On the last day of the trip, the Crusaders offered up their thanks to God for the amazing opportunity to stand for life and for the many graces He had given to them over the course of the four days. “I have no other words right now that could better describe my heart besides grateful,” said Voccola. “These last four days cemented love for me in a new way. Love is dying to yourself. Love is going with the flow. Love is standing up for what’s right and fighting for the truth.”


Love Gives Life.

“So now what?” This was the question the Crusaders faced as they braved the snowy roads on their bus ride home to Chicago. How does one leave the experiences and high of that weekend and return to the monotony of daily life?


“We should always give it our all, at home, at school, at Mass, with family and friends,” was Grace Chapello’s response. “And while we do it, we can grow as God's children in love, spreading His love to as many people as we can.”


"In the end we walked away exhausted, over caffeinated, and longing to climb into our beds… But we had conquered our task – we stood for truth, we fought for justice.
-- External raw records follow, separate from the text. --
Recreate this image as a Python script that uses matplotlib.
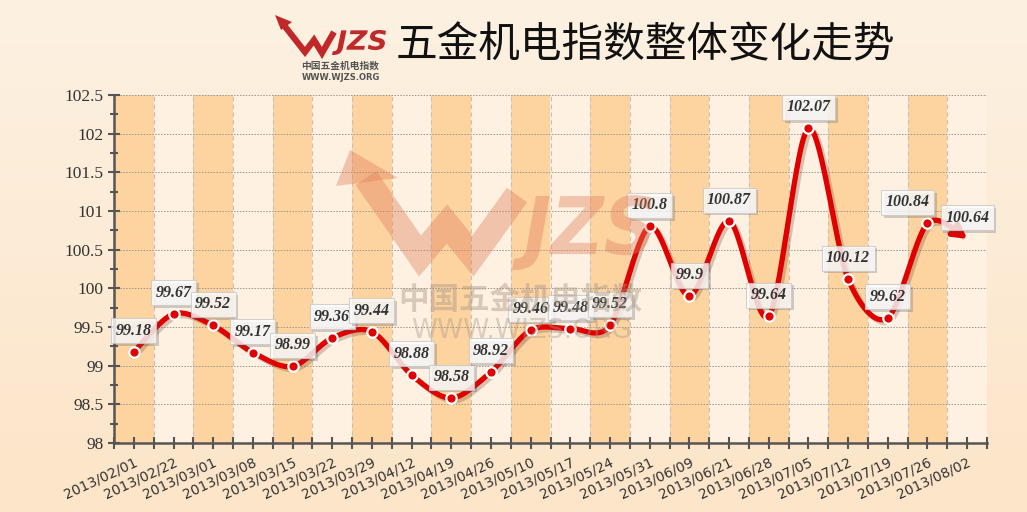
import numpy as np
import matplotlib
matplotlib.use('Agg')
import matplotlib.pyplot as plt
from matplotlib import patheffects as pe
from matplotlib.patches import Polygon, PathPatch
from matplotlib.textpath import TextPath
from matplotlib.font_manager import FontProperties
from matplotlib.transforms import Affine2D

dates = ['2013/02/01', '2013/02/22', '2013/03/01', '2013/03/08', '2013/03/15',
         '2013/03/22', '2013/03/29', '2013/04/12', '2013/04/19', '2013/04/26',
         '2013/05/10', '2013/05/17', '2013/05/24', '2013/05/31', '2013/06/09',
         '2013/06/21', '2013/06/28', '2013/07/05', '2013/07/12', '2013/07/19',
         '2013/07/26', '2013/08/02']
values = [99.18, 99.67, 99.52, 99.17, 98.99, 99.36, 99.44, 98.88, 98.58, 98.92,
          99.46, 99.48, 99.52, 100.8, 99.9, 100.87, 99.64, 102.07, 100.12, 99.62,
          100.84, 100.64]
label_shift = {20: -20}   # label pushed left to avoid the next one

title = '五金机电指数整体变化走势'

W, H = 1027, 512
fig = plt.figure(figsize=(W / 100, H / 100), dpi=100)

# background gradient
bg = fig.add_axes([0, 0, 1, 1], zorder=-10)
grad = np.linspace(0, 1, 256).reshape(-1, 1)
top = np.array([253, 241, 226]) / 255
bot = np.array([252, 229, 200]) / 255
img = top + (bot - top) * grad[..., None]
bg.imshow(img.reshape(256, 1, 3), aspect='auto', extent=[0, 1, 0, 1])
bg.axis('off')

ax = fig.add_axes([114 / W, 69 / H, 873 / W, 348 / H])
ax.set_facecolor('none')
n = len(values)
x = np.arange(n)

for i in range(n):
    ax.axvspan(i - 0.5, i + 0.5, color='#FDD3A0' if i % 2 == 0 else '#FEF1E1', lw=0, zorder=0)
for i in range(n + 1):
    ax.axvline(i - 0.5, color='#c8c0b8', lw=0.8, ls=(0, (4, 3)), zorder=1)
for yv in np.arange(98, 102.51, 0.5):
    ax.axhline(yv, color='#9a9590', lw=0.7, ls=(0, (1.5, 1.5)), zorder=1)

ax.set_xlim(-0.5, n - 0.5)
ax.set_ylim(98, 102.5)

# smooth curve through the data points (cardinal spline)
pts = np.column_stack([x, values]).astype(float)
ext = np.vstack([pts[0], pts, pts[-1]])
cx, cy = [], []
tens = 0.45
for k in range(n - 1):
    p0, p1, p2, p3 = ext[k], ext[k + 1], ext[k + 2], ext[k + 3]
    m1 = tens * (p2 - p0)
    m2 = tens * (p3 - p1)
    t = np.linspace(0, 1, 30)[:, None]
    h00 = 2 * t ** 3 - 3 * t ** 2 + 1
    h10 = t ** 3 - 2 * t ** 2 + t
    h01 = -2 * t ** 3 + 3 * t ** 2
    h11 = t ** 3 - t ** 2
    seg = h00 * p1 + h10 * m1 + h01 * p2 + h11 * m2
    cx.extend(seg[:, 0]); cy.extend(seg[:, 1])
cx = np.array(cx); cy = np.array(cy)

red = '#E00000'
stop = len(cx) - 7
ax.plot(cx[:stop], cy[:stop], color=red, lw=3.8, solid_capstyle='round', zorder=4,
        path_effects=[pe.SimpleLineShadow(offset=(2, -2), alpha=0.25, shadow_color='#603020'), pe.Normal()])
ax.annotate('', xy=(cx[-1], cy[-1]), xytext=(cx[stop - 2], cy[stop - 2]),
            arrowprops=dict(arrowstyle='-|>,head_length=0.8,head_width=0.45', color=red, lw=3.8,
                            shrinkA=0, shrinkB=0), zorder=4)
ax.plot(x[:-1], values[:-1], 'o', ms=7.5, mfc=red, mec='white', mew=1.6, zorder=5)

for i, v in enumerate(values):
    a = ax.annotate(f'{v:g}', (i, v), xytext=(label_shift.get(i, 0), 21), textcoords='offset pixels',
                    ha='center', va='center', fontsize=11.5, color='#333333',
                    family='Liberation Serif', fontweight='bold', fontstyle='italic', zorder=6,
                    bbox=dict(boxstyle='square,pad=0.28', fc='white', ec='#c8c8c8', lw=0.8, alpha=0.8))
    a.get_bbox_patch().set_path_effects([pe.SimplePatchShadow(offset=(2, -2), alpha=0.25), pe.Normal()])

ax.set_xticks(x)
ax.set_xticklabels(dates, rotation=25, ha='right', va='top', rotation_mode='anchor',
                   fontsize=10, color='#333333')
ax.set_xticks(np.arange(n + 1) - 0.5, minor=True)
ax.set_yticks(np.arange(98, 102.51, 0.5))
ax.set_yticklabels([f'{t:g}' for t in np.arange(98, 102.51, 0.5)], family='Liberation Serif',
                   fontsize=12.5, color='#333333')
ax.set_yticks(np.arange(98, 102.51, 0.25), minor=True)
ax.tick_params(axis='both', which='both', direction='inout', color='#555555', width=1.5)
ax.tick_params(axis='x', which='both', length=8, pad=5)
ax.tick_params(axis='y', which='major', length=9, pad=3)
ax.tick_params(axis='y', which='minor', length=6)
for s in ['top', 'right']:
    ax.spines[s].set_visible(False)
for s in ['left', 'bottom']:
    ax.spines[s].set_color('#555555')
    ax.spines[s].set_linewidth(1.8)

# watermark / logo layer in pixel coordinates (y down)
wm = fig.add_axes([0, 0, 1, 1], zorder=3)
wm.set_xlim(0, W); wm.set_ylim(H, 0); wm.axis('off')
logo_font = FontProperties(family='DejaVu Sans', weight='bold', style='italic')


def squeezed_text(s, x0, x1, y0, y1, **kw):
    tp = TextPath((0, 0), s, size=100, prop=logo_font)
    e = tp.get_extents()
    tr = (Affine2D().translate(-e.x0, -e.y0)
          .scale((x1 - x0) / e.width, -(y1 - y0) / e.height)
          .translate(x0, y1))
    wm.add_patch(PathPatch(tr.transform_path(tp), lw=0, **kw))


wcol = '#E0805A'
wm.plot([366, 420, 447, 473, 517], [178, 256, 224, 256, 195], color=wcol, lw=18, alpha=0.4,
        solid_joinstyle='miter', solid_capstyle='butt')
wm.add_patch(Polygon([[350, 150], [398, 178], [336, 186]], closed=True, color=wcol, alpha=0.4, lw=0))
squeezed_text('JZS', 512, 652, 195, 270, color=wcol, alpha=0.4)
wm.text(520, 300, '中国五金机电指数', fontsize=22, fontweight='bold', color='#a89888', alpha=0.45,
        ha='center', va='center', family=['Noto Sans CJK SC', 'DejaVu Sans'])
wm.text(522, 331, 'WWW.WJZS.ORG', fontsize=19, color='#a89888', alpha=0.4,
        ha='center', va='center', family='DejaVu Sans')

# logo and title
lcol = '#C0282A'
wm.plot([283, 305, 314, 322, 334], [24, 52, 40, 53, 32], color=lcol, lw=4.5,
        solid_joinstyle='miter', solid_capstyle='butt')
wm.add_patch(Polygon([[275, 15], [292, 22], [281, 30]], closed=True, color=lcol, lw=0))
squeezed_text('JZS', 332, 386, 30, 55, color=lcol)
wm.text(340, 66, '中国五金机电指数', fontsize=7, fontweight='bold', color='#555555',
        ha='center', va='center', family=['Noto Sans CJK SC', 'DejaVu Sans'])
wm.text(341, 77, 'WWW.WJZS.ORG', fontsize=6, fontweight='bold', color='#555555',
        ha='center', va='center', family='DejaVu Sans')
wm.text(645, 46, title, fontsize=30, color='#111111', ha='center', va='center',
        family=['Noto Sans CJK SC', 'DejaVu Sans'])

fig.savefig('out.png', dpi=100)
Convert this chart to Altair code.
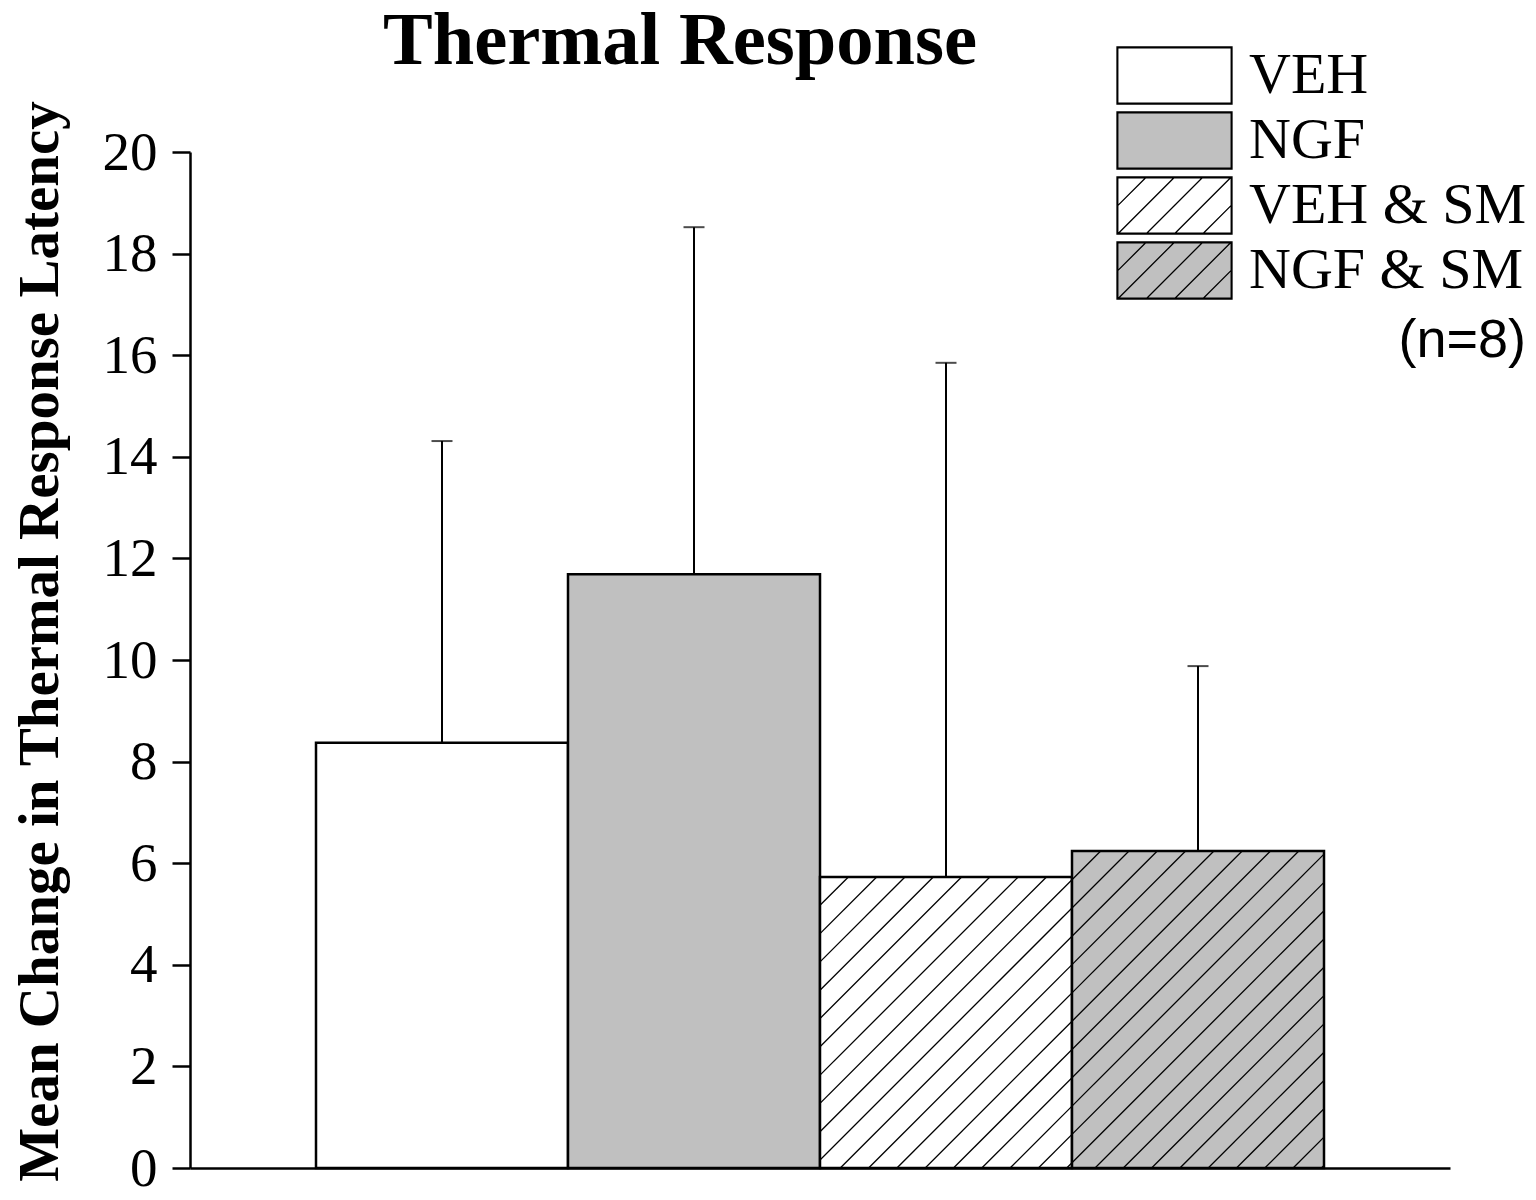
import altair as alt
import pandas as pd

# ---- data ----
groups = ["VEH", "NGF", "VEH & SM", "NGF & SM"]
means = [8.37, 11.69, 5.73, 6.24]
errors = [5.94, 6.83, 10.12, 3.64]
hatched = [False, False, True, True]
fills = ["#ffffff", "#c0c0c0", "#ffffff", "#c0c0c0"]
y_ticks = [0, 2, 4, 6, 8, 10, 12, 14, 16, 18, 20]
title = "Thermal Response"
y_title = "Mean Change in Thermal Response Latency"
n_note = "(n=8)"

# ---- layout / style ----
W, H = 1260, 1016
XMAX, YMAX = 5, 20
PX_X = W / XMAX
PX_Y = H / YMAX
HATCH_S = 28.3
HATCH_PHASE = 905.0
SERIF = "Liberation Serif"
SANS = "Liberation Sans"

bars = pd.DataFrame({
    "group": groups,
    "mean": means,
    "upper": [m + e for m, e in zip(means, errors)],
    "x0": [i + 0.5 for i in range(len(groups))],
    "x1": [i + 1.5 for i in range(len(groups))],
    "xc": [i + 1.0 for i in range(len(groups))],
})

# hatch lines clipped to the hatched bars (45 degrees in pixel space)
rows = []
for i, g in enumerate(groups):
    if not hatched[i]:
        continue
    X0 = (i + 0.5) * PX_X
    X1 = (i + 1.5) * PX_X
    Hb = means[i] * PX_Y
    k = int((X0 - Hb - HATCH_PHASE) // HATCH_S) - 1
    while True:
        c = HATCH_PHASE + k * HATCH_S
        k += 1
        if c > X1:
            break
        xa = max(X0, c)
        xb = min(X1, c + Hb)
        if xb - xa <= 0.5:
            continue
        rows.append({"x": xa / PX_X, "y": (xa - c) / PX_Y,
                     "x2": xb / PX_X, "y2": (xb - c) / PX_Y})
hatch = pd.DataFrame(rows)

# legend swatch paths (unit square scaled by sqrt(size)/2)
SW, SH = 115.0, 57.0
u = 2.0 / SW
hh = SH / SW


def rect(off):
    a = 1 - off * u
    b = hh - off * u
    return f"M{-a:.4f},{-b:.4f}L{a:.4f},{-b:.4f}L{a:.4f},{b:.4f}L{-a:.4f},{b:.4f}Z"


plain_path = rect(0) + rect(0.8)
hp = []
k = -3
while True:
    c = 0.7 + k * HATCH_S
    k += 1
    if c > SW:
        break
    ua = max(0.0, c)
    ub = min(SW, c + SH)
    if ub - ua <= 0.5:
        continue
    va, vb = ua - c, ub - c
    hp.append(f"M{-1 + ua * u:.4f},{hh - va * u:.4f}L{-1 + ub * u:.4f},{hh - vb * u:.4f}")
hatch_path = plain_path + "".join(hp)
shapes = [hatch_path if h else plain_path for h in hatched]

xs = alt.Scale(domain=[0, XMAX], nice=False, zero=False)
ys = alt.Scale(domain=[0, YMAX], nice=False)
fill_scale = alt.Scale(domain=groups, range=fills)
shape_scale = alt.Scale(domain=groups, range=shapes)
stroke_scale = alt.Scale(domain=groups, range=["black"] * len(groups))

legend_def = alt.Legend(
    title=n_note, orient="none", legendX=926, legendY=-109, direction="vertical",
    titleOrient="bottom", titleAnchor="end", titleFont=SANS, titleFontSize=54,
    titleFontWeight="normal", titleColor="black", titlePadding=11,
    labelFont=SERIF, labelFontSize=58, labelColor="black", labelOffset=16,
    labelLimit=500, symbolSize=SW * SW, symbolStrokeColor="black",
    symbolStrokeWidth=1.3, symbolOpacity=1, rowPadding=0, clipHeight=65, padding=0,
)

base = alt.Chart(bars)

bar_layer = base.mark_rect(stroke="black", strokeWidth=2.5).encode(
    x=alt.X("x0:Q", scale=xs,
            axis=alt.Axis(labels=False, ticks=False, grid=False, title=None,
                          domainColor="black", domainWidth=2.5)),
    x2="x1:Q",
    y=alt.Y("mean:Q", scale=ys,
            axis=alt.Axis(values=y_ticks, grid=False, title=y_title,
                          domainColor="black", domainWidth=2.5,
                          tickColor="black", tickWidth=2.5, tickSize=18,
                          labelFont=SERIF, labelFontSize=55, labelColor="black",
                          labelPadding=15,
                          titleFont=SERIF, titleFontSize=57, titleFontWeight="bold",
                          titleColor="black", titleAngle=270,
                          titleX=-133, titleY=489, titleAlign="center",
                          titleBaseline="alphabetic")),
    y2=alt.datum(0),
    fill=alt.Fill("group:N", scale=fill_scale, legend=legend_def),
)

hatch_layer = alt.Chart(hatch).mark_rule(color="black", strokeWidth=1.3).encode(
    x=alt.X("x:Q", scale=xs), y=alt.Y("y:Q", scale=ys),
    x2="x2:Q", y2="y2:Q",
)

err_layer = base.mark_rule(color="black", strokeWidth=2).encode(
    x=alt.X("xc:Q", scale=xs), y=alt.Y("mean:Q", scale=ys), y2="upper:Q",
)

cap_layer = base.mark_tick(color="black", orient="horizontal", size=21, thickness=2).encode(
    x=alt.X("xc:Q", scale=xs), y=alt.Y("upper:Q", scale=ys),
)

legend_layer = base.mark_point(filled=True, size=0, strokeWidth=1.3).encode(
    x=alt.X("xc:Q", scale=xs), y=alt.Y("mean:Q", scale=ys),
    fill=alt.Fill("group:N", scale=fill_scale, legend=legend_def),
    shape=alt.Shape("group:N", scale=shape_scale, legend=legend_def),
    stroke=alt.Stroke("group:N", scale=stroke_scale, legend=legend_def),
)

chart = alt.layer(bar_layer, hatch_layer, err_layer, cap_layer, legend_layer).properties(
    width=W, height=H,
    title=alt.Title(title, font=SERIF, fontSize=74.5, fontWeight="bold", color="black",
                    anchor="middle", dx=-140, dy=40),
    autosize=alt.AutoSizeParams(type="none"),
    padding={"left": 182, "top": 144, "right": 78, "bottom": 24},
).configure(background="white").configure_view(stroke="transparent", strokeWidth=0)

chart.save("out.html", embed_options={"renderer": "svg", "actions": False})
We were stronger, we were freer, and we were more authentic because of this endeavor," Voccola said.


"I was reminded to hope. Despite the bleariness of the world around me, God chose to remind me not to lose faith in either our country and what she is rooted in, or His Church. There’s a future to both…"


The Crusaders for Life were reminded that sometimes you have to march, you have to jump, shout, or take over an entire road in Washington, D.C. with two banners spanning one hundred feet across… Sometimes you need to remind people what their heart has been banned from saying.


Some 45 years after the Supreme Court’s ruling on Roe vs. Wade, the law is still faced with continued objections in the form of marches and protests. The objections may seem out of step and contrary to the political reality, however, the continued fight to grant the protection of personhood to all human beings no matter their size, accords well with a statement by Martin Luther King, Jr.,“We must accept finite disappointments but never lose infinite hope.”

Our “infinite hope,” lies in the promises of Jesus Christ. Yet we find ourselves so closely connected to, and often dragged down by the bad in this world. As Crusaders we have chosen to fight, to stand for truth, and to bring forth hope. We’ve seen proof that darkness will pass, it is woven throughout the stories and tales of our childhood -


“Folk in those stories had lots of chances of turning back only they didn’t. Because they were holding on to something. That there’s some good in this world, Mr. Frodo. And it’s worth fighting for.”


Hope reminds us to find the goodness in the world, the goodness that is worth fighting for. Hope is the antidote to fear. Fear makes up our nightmares and causes more chaos within our discontented world. Yet hope is found within our dreams, and it helps us to form visions for the future.


The Crusaders for Life spread the good news of Jesus Christ. We fight for truth, we stand for hope. We are encouraged by a simple quote from Carl Sandburg, “A Baby is God’s opinion that the world should go on.”